[What to do]:
Exactly reproduce the lines of the listing below from the one containing "Clone this diagram in TikZ." through the one containing "(0,0) rectangle (943,941);". Skip the images.

[Data for this task]:
□ □ □ □ □ □ □
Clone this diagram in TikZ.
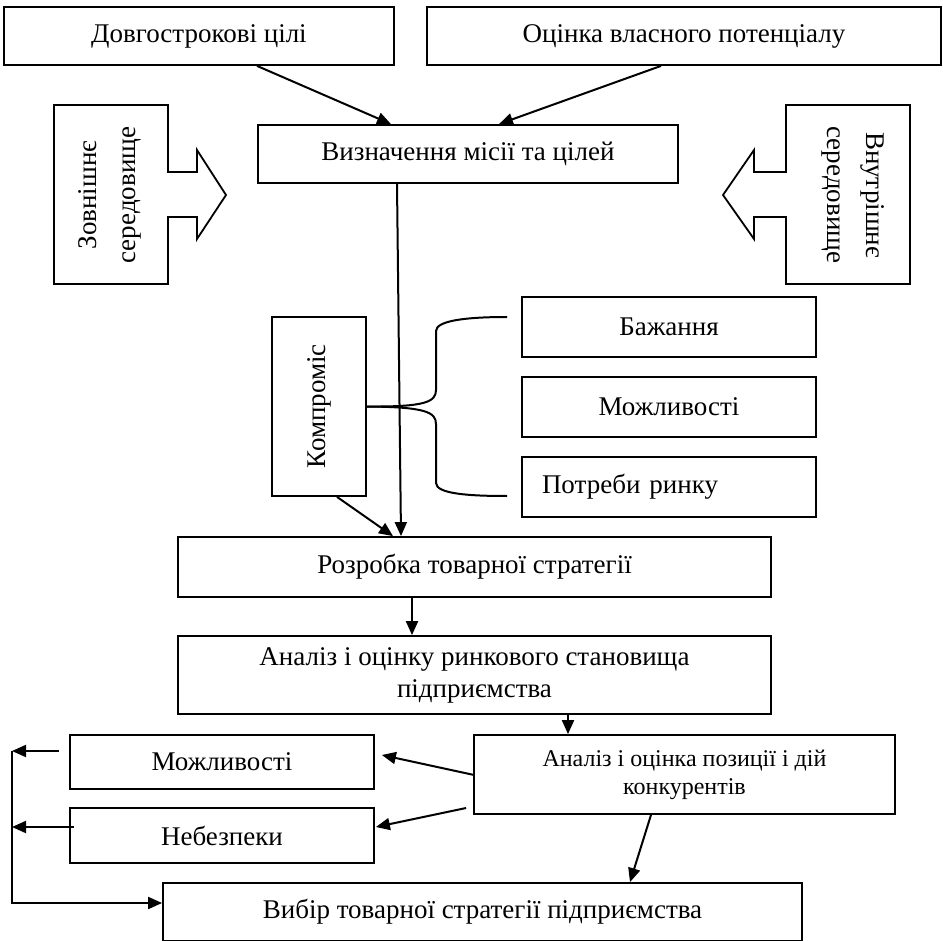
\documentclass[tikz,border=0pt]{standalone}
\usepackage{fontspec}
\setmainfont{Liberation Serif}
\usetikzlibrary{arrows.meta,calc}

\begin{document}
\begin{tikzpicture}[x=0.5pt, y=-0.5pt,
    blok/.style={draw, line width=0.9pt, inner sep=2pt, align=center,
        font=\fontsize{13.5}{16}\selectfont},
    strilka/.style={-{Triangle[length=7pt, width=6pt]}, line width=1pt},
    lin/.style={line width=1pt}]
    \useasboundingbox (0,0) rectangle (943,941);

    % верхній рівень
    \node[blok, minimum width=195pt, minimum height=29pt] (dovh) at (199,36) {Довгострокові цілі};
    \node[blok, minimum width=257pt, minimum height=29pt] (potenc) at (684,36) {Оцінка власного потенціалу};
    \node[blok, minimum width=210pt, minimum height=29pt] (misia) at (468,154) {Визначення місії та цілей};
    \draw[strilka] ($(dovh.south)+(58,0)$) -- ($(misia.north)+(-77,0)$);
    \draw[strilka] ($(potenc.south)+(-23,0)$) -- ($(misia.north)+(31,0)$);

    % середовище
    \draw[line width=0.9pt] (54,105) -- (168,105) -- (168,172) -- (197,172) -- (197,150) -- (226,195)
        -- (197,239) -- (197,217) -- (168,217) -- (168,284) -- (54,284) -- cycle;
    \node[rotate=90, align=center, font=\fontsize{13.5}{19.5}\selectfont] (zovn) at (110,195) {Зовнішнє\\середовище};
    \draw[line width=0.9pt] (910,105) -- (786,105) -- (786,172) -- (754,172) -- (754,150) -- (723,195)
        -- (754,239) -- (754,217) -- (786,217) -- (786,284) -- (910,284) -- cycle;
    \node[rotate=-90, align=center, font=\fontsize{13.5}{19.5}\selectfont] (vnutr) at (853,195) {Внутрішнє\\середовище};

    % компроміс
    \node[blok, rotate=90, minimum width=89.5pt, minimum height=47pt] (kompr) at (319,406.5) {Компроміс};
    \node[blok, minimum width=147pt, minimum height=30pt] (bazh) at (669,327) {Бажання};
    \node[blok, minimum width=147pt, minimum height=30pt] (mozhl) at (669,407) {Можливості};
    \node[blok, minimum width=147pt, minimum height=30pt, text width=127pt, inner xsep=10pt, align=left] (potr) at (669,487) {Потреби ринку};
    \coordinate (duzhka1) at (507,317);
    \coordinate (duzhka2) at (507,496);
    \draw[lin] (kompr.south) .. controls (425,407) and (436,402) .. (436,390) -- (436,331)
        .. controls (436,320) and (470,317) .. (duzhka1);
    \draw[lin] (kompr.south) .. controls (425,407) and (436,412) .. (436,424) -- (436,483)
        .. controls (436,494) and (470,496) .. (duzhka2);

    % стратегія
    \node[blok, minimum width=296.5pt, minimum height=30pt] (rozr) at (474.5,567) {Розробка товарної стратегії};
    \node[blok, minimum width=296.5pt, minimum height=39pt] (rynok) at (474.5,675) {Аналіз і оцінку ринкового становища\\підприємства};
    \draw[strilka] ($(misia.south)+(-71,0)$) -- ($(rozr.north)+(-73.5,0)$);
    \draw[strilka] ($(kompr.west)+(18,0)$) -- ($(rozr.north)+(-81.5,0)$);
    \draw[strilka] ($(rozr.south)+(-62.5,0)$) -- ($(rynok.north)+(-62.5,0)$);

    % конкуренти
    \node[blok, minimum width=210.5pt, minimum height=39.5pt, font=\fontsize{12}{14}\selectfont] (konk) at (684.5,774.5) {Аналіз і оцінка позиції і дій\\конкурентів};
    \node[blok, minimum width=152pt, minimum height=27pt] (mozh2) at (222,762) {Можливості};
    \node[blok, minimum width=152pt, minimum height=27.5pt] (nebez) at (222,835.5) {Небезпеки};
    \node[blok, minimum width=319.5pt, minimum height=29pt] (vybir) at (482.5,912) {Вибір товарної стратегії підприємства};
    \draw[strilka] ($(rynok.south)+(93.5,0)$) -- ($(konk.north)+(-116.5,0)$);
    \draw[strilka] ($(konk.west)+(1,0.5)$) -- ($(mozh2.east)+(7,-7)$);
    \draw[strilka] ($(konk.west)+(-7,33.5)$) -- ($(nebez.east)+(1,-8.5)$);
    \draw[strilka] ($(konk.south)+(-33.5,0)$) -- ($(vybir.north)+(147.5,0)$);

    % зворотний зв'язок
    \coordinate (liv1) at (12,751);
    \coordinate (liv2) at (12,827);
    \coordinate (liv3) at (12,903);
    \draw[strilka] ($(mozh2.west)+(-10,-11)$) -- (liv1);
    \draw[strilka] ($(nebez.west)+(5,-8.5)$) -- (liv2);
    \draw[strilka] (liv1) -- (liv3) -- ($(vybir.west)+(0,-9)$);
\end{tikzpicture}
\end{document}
□ □ □ □ □ □ □
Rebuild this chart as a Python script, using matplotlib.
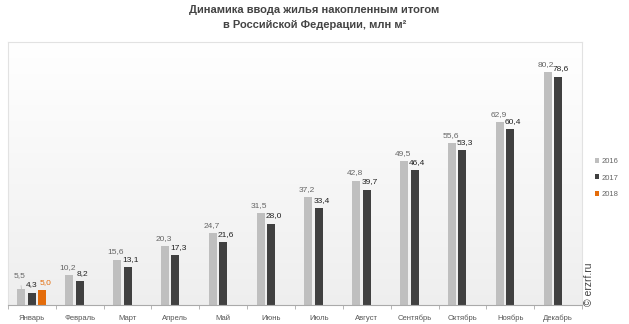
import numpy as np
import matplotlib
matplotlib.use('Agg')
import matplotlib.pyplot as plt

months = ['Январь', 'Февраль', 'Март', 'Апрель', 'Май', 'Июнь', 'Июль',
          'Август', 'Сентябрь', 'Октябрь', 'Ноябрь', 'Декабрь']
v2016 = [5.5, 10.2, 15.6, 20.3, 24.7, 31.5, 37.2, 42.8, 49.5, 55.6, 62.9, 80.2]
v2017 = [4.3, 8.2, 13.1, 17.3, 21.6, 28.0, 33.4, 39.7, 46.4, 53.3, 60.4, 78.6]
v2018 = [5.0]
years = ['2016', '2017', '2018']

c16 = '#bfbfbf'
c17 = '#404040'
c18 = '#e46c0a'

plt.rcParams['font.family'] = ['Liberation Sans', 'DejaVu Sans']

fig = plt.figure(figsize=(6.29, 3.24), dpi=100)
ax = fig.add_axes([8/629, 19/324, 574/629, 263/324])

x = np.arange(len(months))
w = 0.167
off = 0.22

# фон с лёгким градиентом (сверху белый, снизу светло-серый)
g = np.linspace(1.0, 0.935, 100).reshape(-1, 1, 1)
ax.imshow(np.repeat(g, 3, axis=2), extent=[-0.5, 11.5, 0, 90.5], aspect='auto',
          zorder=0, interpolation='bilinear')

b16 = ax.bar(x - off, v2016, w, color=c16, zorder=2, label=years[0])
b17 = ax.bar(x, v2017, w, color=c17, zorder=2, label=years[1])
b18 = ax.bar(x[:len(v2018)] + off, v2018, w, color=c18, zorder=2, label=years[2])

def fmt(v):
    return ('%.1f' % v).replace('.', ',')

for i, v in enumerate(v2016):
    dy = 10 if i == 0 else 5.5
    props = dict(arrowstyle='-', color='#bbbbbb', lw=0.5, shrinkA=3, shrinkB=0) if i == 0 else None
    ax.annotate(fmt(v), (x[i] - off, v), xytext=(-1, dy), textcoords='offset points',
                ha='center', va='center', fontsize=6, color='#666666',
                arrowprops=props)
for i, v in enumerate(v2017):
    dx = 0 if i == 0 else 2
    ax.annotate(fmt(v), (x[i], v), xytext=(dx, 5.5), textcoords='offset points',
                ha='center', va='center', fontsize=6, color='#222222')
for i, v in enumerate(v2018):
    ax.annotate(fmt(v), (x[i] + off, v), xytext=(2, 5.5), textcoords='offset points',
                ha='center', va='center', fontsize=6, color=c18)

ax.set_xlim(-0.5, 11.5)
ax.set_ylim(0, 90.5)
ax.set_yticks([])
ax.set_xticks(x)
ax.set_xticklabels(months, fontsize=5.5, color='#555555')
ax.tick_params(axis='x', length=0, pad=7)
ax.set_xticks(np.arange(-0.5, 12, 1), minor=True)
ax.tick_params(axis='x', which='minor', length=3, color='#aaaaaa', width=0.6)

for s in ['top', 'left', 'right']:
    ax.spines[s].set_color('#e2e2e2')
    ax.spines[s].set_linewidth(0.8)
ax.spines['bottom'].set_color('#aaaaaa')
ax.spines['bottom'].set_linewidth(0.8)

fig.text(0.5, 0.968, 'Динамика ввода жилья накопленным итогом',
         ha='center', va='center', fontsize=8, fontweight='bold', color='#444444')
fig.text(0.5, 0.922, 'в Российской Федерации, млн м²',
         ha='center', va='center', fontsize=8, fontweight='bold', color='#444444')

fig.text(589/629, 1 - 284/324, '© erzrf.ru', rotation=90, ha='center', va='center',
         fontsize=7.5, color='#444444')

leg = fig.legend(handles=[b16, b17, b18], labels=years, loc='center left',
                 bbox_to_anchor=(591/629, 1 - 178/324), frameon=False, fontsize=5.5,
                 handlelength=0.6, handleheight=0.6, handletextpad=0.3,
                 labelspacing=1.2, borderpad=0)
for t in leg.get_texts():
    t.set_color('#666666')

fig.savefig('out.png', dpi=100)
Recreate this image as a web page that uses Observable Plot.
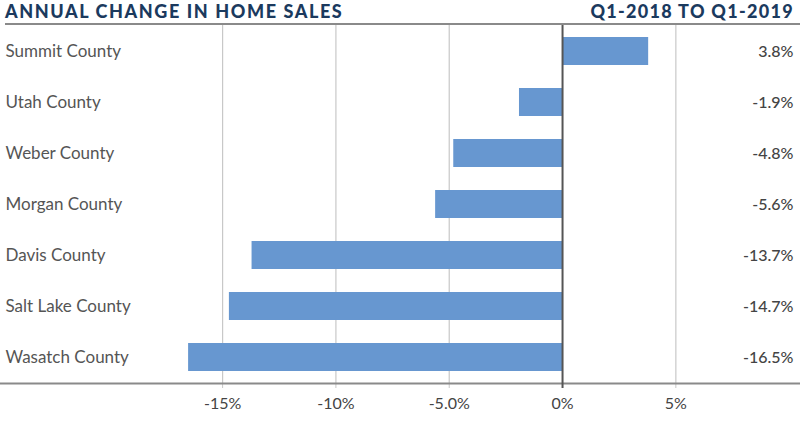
□ □ □ □ □ □ □
[Reply to the task]:
Clone this diagram in TikZ.
\documentclass[tikz,border=0pt]{standalone}
\usepackage{fontspec}
\setmainfont{Liberation Serif}
\usetikzlibrary{arrows.meta,calc}

\begin{document}
\begin{tikzpicture}[x=0.5pt, y=-0.5pt,
    blok/.style={draw, line width=0.9pt, inner sep=2pt, align=center,
        font=\fontsize{13.5}{16}\selectfont},
    strilka/.style={-{Triangle[length=7pt, width=6pt]}, line width=1pt},
    lin/.style={line width=1pt}]
    \useasboundingbox (0,0) rectangle (943,941);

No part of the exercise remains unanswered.